01-09-2015
Catarina Coelho, Teresa Santos Silva and Maria João Romão from Macromolecular Crystallography Laboratory at Faculdade de Ciências e Tecnologia of Universidade NOVA de Lisboa crystallized and determined the AOX 3D structure.
The results can be used to improve drug design studies in order to produce better drugs in a shorter period of time and with less failures, thus decreasing their overall cost. This research work was done in collaboration with researchers from the University of Potsdam, and the results are published today, 31st of August, in Nature Chemical Biology.
AOX is an enzyme whose participation in drug metabolism has a major impact on new drug development process which justifies the enormous interest of the pharmaceutical industry by AOX. This enzyme is present in the liver and metabolized in a manner not specific a wide variety of drugs and xenobiotic compounds.

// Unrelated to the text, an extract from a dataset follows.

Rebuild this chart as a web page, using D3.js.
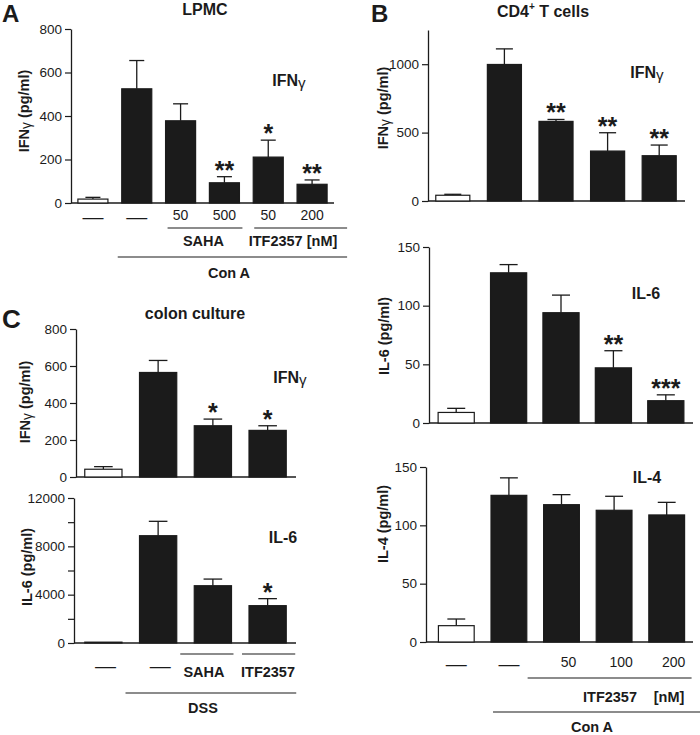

“In this work we could crystallize and determine the 3D structure of AOX, providing important insight into catalytic and inhibition modes of the enzyme. This will enable to improve the drug design studies pipeline, allowing drug design companies to develop in silico models to predict AOX metabolism, which is essential to guide drug discovery and to screen for pharmacokinetics for clinical trials”, explains Maria João Romão, coordinator of the Macromolecular Crystallography research team of FCT-NOVA and director of the UCIBIO research unit.
The complete protein has more than 1330 amino acid residues. “Due to its large dimension, our approach was to use X-Ray macromolecular crystallography to determine the 3D structure of the enzyme and to see the intrinsic and complicated network of amino acid arrangement. Only when the positions of most of the 10 thousand atoms were identified, could we correlate the structure with the function and draw conclusions regarding enzymatic and inhibition mechanisms”, explains Catarina Coelho, post-doc at FCT-NOVA and first author of the article.
In order to determine the structure of AOX more than 800 crystals had to be measured in many laboratories synchrotron: ESRF in France, the United Kingdom DLS and the SLS in Switzerland.